Make no mistake, this is a totalitarian ideology. Yet the critique against it makes strange bedfellows. Neocons prefer a Clash of Civilizations-style interpretation, in which someone like Stone would presumably be a trojan horse for multicultural values and, in turn, Islamic domination or something. I would suggest that this isn’t productive, because raising the banner of the Christian West in the face of perceived existential threats has required the same homogenization and politicization of religion in this country. (For more on this subject, stay tuned for D. G. Hart’s piece in the upcoming issue about America and the shift from the private practice of faith to the public performance of it) Thus a thing like the Defense of Marriage Act is considered insufficiently pious by some social conservatives and, to them, a good Christian is compelled to support a federal constitutional amendment banning gay marriage, regardless of one’s 10th Amendment convictions.

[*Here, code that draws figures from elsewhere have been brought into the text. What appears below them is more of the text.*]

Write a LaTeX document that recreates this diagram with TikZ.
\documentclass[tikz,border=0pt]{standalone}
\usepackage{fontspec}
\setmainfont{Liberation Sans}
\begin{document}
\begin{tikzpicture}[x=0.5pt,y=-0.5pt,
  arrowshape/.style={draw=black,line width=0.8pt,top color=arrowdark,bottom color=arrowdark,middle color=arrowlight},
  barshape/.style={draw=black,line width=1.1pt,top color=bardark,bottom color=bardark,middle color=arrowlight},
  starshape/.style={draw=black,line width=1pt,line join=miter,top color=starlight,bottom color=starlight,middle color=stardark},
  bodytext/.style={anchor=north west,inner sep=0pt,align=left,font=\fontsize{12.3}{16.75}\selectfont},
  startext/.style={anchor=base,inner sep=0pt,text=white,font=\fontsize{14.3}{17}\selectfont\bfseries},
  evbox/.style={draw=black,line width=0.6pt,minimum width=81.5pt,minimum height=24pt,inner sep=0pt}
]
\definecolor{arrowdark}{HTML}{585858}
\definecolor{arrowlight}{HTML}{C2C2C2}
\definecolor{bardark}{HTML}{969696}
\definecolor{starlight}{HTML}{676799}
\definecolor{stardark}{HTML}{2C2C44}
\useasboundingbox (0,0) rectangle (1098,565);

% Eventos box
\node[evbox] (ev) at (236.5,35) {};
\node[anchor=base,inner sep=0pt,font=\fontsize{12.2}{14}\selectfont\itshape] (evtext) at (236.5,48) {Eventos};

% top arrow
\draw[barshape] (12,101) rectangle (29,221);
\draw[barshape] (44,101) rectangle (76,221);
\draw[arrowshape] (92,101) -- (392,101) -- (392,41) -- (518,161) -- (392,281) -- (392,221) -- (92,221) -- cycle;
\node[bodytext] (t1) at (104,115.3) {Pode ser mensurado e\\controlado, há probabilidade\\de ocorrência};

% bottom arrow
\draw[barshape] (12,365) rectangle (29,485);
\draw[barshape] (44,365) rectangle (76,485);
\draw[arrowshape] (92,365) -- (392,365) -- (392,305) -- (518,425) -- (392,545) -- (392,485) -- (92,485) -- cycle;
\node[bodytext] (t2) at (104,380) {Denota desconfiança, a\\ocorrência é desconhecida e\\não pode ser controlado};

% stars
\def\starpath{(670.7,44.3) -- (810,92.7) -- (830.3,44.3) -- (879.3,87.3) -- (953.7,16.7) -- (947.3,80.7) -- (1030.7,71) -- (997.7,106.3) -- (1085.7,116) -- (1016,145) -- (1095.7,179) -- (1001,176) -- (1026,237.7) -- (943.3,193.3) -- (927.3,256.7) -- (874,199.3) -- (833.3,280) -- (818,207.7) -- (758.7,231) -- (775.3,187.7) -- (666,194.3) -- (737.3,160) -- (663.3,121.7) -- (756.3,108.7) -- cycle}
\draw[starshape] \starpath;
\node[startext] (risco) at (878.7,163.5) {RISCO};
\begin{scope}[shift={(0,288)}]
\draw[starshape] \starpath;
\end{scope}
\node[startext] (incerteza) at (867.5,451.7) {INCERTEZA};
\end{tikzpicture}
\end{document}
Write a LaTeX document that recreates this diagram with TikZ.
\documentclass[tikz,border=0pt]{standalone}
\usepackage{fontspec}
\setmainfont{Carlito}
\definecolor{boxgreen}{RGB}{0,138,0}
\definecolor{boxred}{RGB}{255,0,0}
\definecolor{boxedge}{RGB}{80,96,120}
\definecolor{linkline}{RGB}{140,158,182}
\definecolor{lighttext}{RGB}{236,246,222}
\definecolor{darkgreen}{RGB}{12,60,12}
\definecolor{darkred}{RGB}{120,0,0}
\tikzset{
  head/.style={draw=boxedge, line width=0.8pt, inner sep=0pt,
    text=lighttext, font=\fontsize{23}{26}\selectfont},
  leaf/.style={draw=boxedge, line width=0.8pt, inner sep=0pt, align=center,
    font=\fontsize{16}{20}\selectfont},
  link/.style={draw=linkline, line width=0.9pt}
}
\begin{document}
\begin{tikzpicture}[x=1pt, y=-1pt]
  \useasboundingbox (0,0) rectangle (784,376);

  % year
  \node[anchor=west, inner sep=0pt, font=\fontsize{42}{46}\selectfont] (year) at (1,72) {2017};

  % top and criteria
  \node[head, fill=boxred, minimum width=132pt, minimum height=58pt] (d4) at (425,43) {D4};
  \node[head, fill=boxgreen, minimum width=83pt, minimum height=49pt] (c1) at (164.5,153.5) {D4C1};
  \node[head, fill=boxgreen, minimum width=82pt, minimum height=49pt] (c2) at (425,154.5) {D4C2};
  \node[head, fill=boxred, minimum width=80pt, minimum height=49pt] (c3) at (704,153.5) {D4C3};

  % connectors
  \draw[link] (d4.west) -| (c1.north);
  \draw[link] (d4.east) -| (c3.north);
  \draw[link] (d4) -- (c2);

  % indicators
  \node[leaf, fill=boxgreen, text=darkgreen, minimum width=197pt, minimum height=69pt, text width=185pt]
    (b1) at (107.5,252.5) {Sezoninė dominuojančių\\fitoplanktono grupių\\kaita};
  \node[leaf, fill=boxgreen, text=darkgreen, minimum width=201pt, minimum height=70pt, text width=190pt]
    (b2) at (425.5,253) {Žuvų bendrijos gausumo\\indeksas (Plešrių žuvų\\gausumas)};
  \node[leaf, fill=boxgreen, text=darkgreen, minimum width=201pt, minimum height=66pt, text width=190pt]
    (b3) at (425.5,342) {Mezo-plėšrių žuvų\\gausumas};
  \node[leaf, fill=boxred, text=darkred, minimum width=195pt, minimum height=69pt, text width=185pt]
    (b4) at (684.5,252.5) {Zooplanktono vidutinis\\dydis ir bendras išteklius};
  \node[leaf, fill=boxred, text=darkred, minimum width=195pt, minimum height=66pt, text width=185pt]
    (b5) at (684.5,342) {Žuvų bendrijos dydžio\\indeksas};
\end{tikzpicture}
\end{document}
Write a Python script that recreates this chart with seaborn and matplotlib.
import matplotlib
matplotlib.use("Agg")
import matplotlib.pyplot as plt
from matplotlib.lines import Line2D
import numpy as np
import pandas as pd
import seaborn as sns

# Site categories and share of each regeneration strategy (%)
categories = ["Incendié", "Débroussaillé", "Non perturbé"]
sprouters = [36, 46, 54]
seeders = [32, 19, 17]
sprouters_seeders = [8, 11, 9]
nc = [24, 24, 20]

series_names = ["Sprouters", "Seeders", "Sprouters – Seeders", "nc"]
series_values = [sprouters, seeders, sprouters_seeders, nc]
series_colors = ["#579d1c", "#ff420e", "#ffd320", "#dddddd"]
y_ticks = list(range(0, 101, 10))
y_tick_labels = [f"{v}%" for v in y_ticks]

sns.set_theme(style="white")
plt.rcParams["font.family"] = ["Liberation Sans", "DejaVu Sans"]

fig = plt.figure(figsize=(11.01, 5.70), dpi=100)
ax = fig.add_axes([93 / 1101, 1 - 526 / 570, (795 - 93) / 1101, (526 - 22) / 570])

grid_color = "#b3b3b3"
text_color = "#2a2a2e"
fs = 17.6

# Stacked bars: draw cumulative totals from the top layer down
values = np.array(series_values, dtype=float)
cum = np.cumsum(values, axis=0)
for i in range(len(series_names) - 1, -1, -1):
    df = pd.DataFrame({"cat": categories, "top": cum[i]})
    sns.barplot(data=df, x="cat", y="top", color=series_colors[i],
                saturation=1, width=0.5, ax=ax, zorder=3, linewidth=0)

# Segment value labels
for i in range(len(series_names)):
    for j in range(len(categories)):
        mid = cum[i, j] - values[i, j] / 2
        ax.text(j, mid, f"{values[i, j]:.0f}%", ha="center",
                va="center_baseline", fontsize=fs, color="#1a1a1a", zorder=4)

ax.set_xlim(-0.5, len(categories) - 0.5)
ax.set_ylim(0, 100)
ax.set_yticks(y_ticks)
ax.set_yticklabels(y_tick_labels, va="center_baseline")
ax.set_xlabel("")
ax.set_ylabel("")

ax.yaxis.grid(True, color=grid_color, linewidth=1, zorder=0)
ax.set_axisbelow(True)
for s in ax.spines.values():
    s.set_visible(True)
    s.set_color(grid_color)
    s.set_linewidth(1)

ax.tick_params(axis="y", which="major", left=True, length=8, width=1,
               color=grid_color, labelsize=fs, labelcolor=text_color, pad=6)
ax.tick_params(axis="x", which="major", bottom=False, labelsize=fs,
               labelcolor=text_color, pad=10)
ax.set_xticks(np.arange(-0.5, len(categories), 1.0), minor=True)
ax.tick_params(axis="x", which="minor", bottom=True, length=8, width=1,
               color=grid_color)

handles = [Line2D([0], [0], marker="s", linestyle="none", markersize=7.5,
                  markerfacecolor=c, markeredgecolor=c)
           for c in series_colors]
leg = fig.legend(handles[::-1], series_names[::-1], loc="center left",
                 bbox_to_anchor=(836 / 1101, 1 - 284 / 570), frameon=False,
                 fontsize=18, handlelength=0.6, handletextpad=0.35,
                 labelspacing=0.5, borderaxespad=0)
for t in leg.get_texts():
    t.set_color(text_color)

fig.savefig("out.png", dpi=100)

Conservative localism offers a better path to a more vibrant, tolerant, and diverse public life. There’s a great interview with David Thomas of Pere Ubu where he gets at some of these issues:

“All these monuments and landmarks of the Cleveland we loved and wrote so passionately about, the other side of the curtain of these things, all ceased to exist. They were “urban renewalized” and all that sort of stuff, but to us they still exist, and to us we still see them. That’s what I mean about living in a ghost town. What happens, and this began to happen in 1980, ’81, ’82, is that the real world and the town that you live in, the geography you live in, begin to diverge. They begin to separate. This is, I think, a very common feeling all over the world. It has to do with culture and the alienation of culture and what happens in a society where things become homogenized by the media and various mechanisms. … Wherever you go in the world, people feel the same thing. The world they live in in reality and the world of their spirit, as it were, or their home, no longer occupy the same space and the same time. This has to do maybe with multiculturalism being forced on everybody. You can look at it any number of ways. Mainly, it’s just the alienation of culture.”

David Thomas has some strange ideas, but they make a lot of sense. I would argue that the single biggest piece of evidence for the alienation of culture is the apathy people hold toward democratic participation now that most of its functions have concentrated in the hands of the federal government though. The irony that he contributes to that universal alienation is probably lost on Sean Stone.